** Start Information supplied **
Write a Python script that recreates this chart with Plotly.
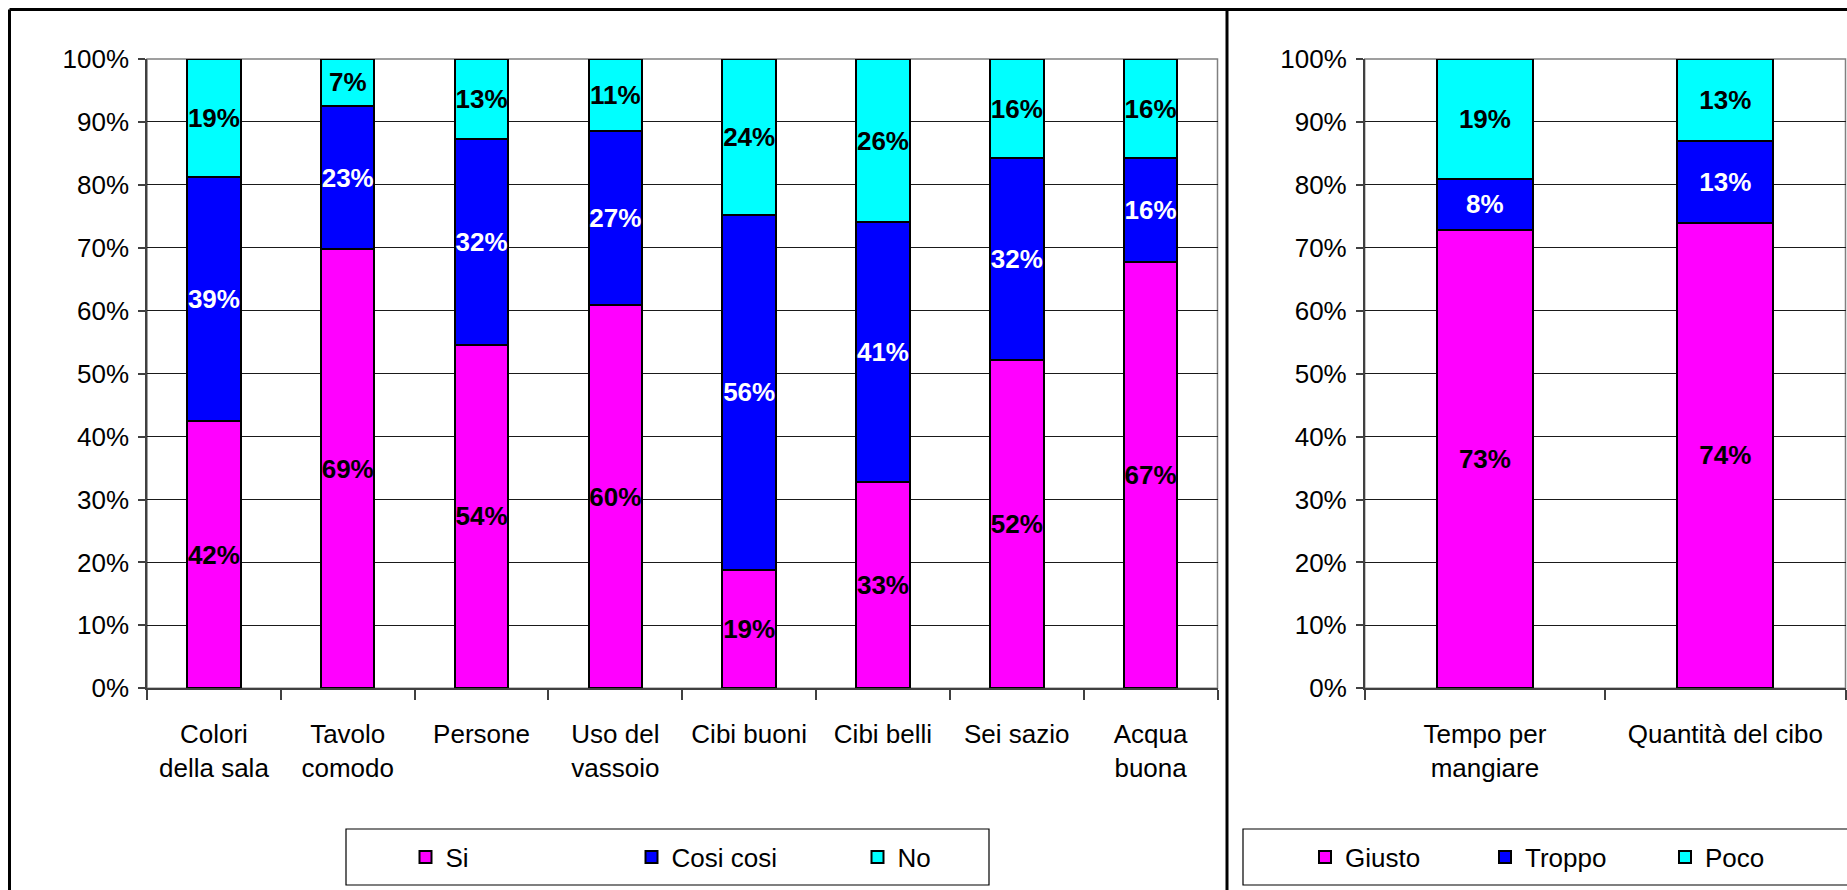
import plotly.graph_objects as go

W, H = 1847, 890

# ---------------- data ----------------
categories_left = ["Colori<br>della sala", "Tavolo<br>comodo", "Persone", "Uso del<br>vassoio",
                   "Cibi buoni", "Cibi belli", "Sei sazio", "Acqua<br>buona"]
si_values = [42.4, 69.3, 54.3, 60.3, 18.6, 32.7, 52.2, 67.4]
cosi_values = [38.8, 22.6, 32.4, 27.4, 55.6, 41.3, 32.0, 16.4]
no_values = [18.8, 7.4, 12.7, 11.4, 24.4, 25.9, 15.8, 15.7]

categories_right = ["Tempo per<br>mangiare", "Quantità del cibo"]
giusto_values = [72.9, 74.0]
troppo_values = [8.1, 13.0]
poco_values = [19.0, 13.0]

y_tick_values = [0, 10, 20, 30, 40, 50, 60, 70, 80, 90, 100]
y_tick_labels = ["0%", "10%", "20%", "30%", "40%", "50%", "60%", "70%", "80%", "90%", "100%"]

# ---------------- style ----------------
FONT = "Liberation Sans, Arial, sans-serif"
FS = 26
MAGENTA, BLUE, CYAN = "#FF00FF", "#0000FF", "#00FFFF"


def px(x):
    return x / W


def py(y):
    return 1 - y / H


def labels(vals):
    return [f"{round(v)}%" for v in vals]


fig = go.Figure()

series_left = [("Si", si_values, MAGENTA, "black"),
               ("Cosi cosi", cosi_values, BLUE, "white"),
               ("No", no_values, CYAN, "black")]
series_right = [("Giusto", giusto_values, MAGENTA, "black"),
                ("Troppo", troppo_values, BLUE, "white"),
                ("Poco", poco_values, CYAN, "black")]

for name, vals, col, tcol in series_left:
    fig.add_trace(go.Bar(
        x=categories_left, y=vals, name=name, xaxis="x", yaxis="y", legend="legend",
        marker=dict(color=col, line=dict(color="black", width=2)),
        text=labels(vals), textposition="inside", insidetextanchor="middle",
        textangle=0, constraintext="none",
        textfont=dict(family=FONT, size=FS, color=tcol, weight="bold"),
        hoverinfo="skip"))

for name, vals, col, tcol in series_right:
    fig.add_trace(go.Bar(
        x=categories_right, y=vals, name=name, xaxis="x2", yaxis="y2", legend="legend2",
        marker=dict(color=col, line=dict(color="black", width=2)),
        text=labels(vals), textposition="inside", insidetextanchor="middle",
        textangle=0, constraintext="none",
        textfont=dict(family=FONT, size=FS, color=tcol, weight="bold"),
        hoverinfo="skip"))

ydom = [py(688.3), py(59)]
axis_common_y = dict(
    range=[0, 100], tickmode="array", tickvals=y_tick_values, ticktext=y_tick_labels,
    showgrid=True, gridcolor="#1a1a1a", gridwidth=1,
    showline=True, linecolor="#404040", linewidth=1.5,
    ticks="outside", ticklen=7, tickcolor="#404040", tickwidth=1.5,
    tickfont=dict(family=FONT, size=FS, color="black"), ticklabelstandoff=4,
    zeroline=False, fixedrange=True, automargin=False, domain=ydom)
axis_common_x = dict(
    type="category", showgrid=False, showline=True, linecolor="#404040", linewidth=1.5,
    ticks="outside", ticklen=10, tickcolor="#404040", tickwidth=1.5, tickson="boundaries",
    tickangle=0, tickfont=dict(family=FONT, size=FS, color="black"), ticklabelstandoff=22,
    fixedrange=True, automargin=False)

fig.update_layout(
    width=W, height=H, margin=dict(l=0, r=0, t=0, b=0, pad=0, autoexpand=False),
    paper_bgcolor="white", plot_bgcolor="white",
    barmode="stack", barnorm="percent", bargap=0.6,
    uniformtext=dict(minsize=FS, mode="show"),
    font=dict(family=FONT, size=FS, color="black"),
    xaxis=dict(domain=[px(147), px(1217.5)], anchor="y", **axis_common_x),
    yaxis=dict(anchor="x", **axis_common_y),
    xaxis2=dict(domain=[px(1364.7), px(1845.5)], anchor="y2", **axis_common_x),
    yaxis2=dict(anchor="x2", **axis_common_y),
    legend=dict(orientation="h", x=px(405.5), y=py(857), xanchor="left", yanchor="middle",
                font=dict(family=FONT, size=FS, color="black"), bgcolor="rgba(0,0,0,0)",
                borderwidth=0, entrywidth=181, entrywidthmode="pixels", traceorder="normal",
                itemclick=False, itemdoubleclick=False),
    legend2=dict(orientation="h", x=px(1305), y=py(857), xanchor="left", yanchor="middle",
                 font=dict(family=FONT, size=FS, color="black"), bgcolor="rgba(0,0,0,0)",
                 borderwidth=0, entrywidth=135, entrywidthmode="pixels", traceorder="normal",
                 itemclick=False, itemdoubleclick=False),
)

# plot-area frames (grey)
for xr, yr in (("x domain", "y domain"), ("x2 domain", "y2 domain")):
    fig.add_shape(type="rect", xref=xr, yref=yr, x0=0, x1=1, y0=0, y1=1,
                  line=dict(color="#808080", width=1.5), layer="below")

# chart-area borders
border = dict(color="black", width=3)
fig.add_shape(type="line", xref="paper", yref="paper", x0=px(9.5), x1=1.01, y0=py(9.5), y1=py(9.5), line=border)
fig.add_shape(type="line", xref="paper", yref="paper", x0=px(9.5), x1=px(9.5), y0=py(9.5), y1=-0.01, line=border)
fig.add_shape(type="line", xref="paper", yref="paper", x0=px(1227), x1=px(1227), y0=py(9.5), y1=-0.01, line=border)

# legend frames
lframe = dict(color="black", width=1.2)
fig.add_shape(type="rect", xref="paper", yref="paper", x0=px(346), x1=px(989), y0=py(885), y1=py(829), line=lframe)
fig.add_shape(type="rect", xref="paper", yref="paper", x0=px(1243), x1=1.01, y0=py(885), y1=py(829), line=lframe)

fig.write_html("out.html", config={"displayModeBar": False},
               post_script="document.body.style.margin='0px';document.body.style.overflow='hidden';")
** End Information supplied **
Extract the lines exactly, please: the first line of the listing, the line with "W, H = 1847, 890", and every line between them, but no pictures.

Write a Python script that recreates this chart with Plotly.
import plotly.graph_objects as go

W, H = 1847, 890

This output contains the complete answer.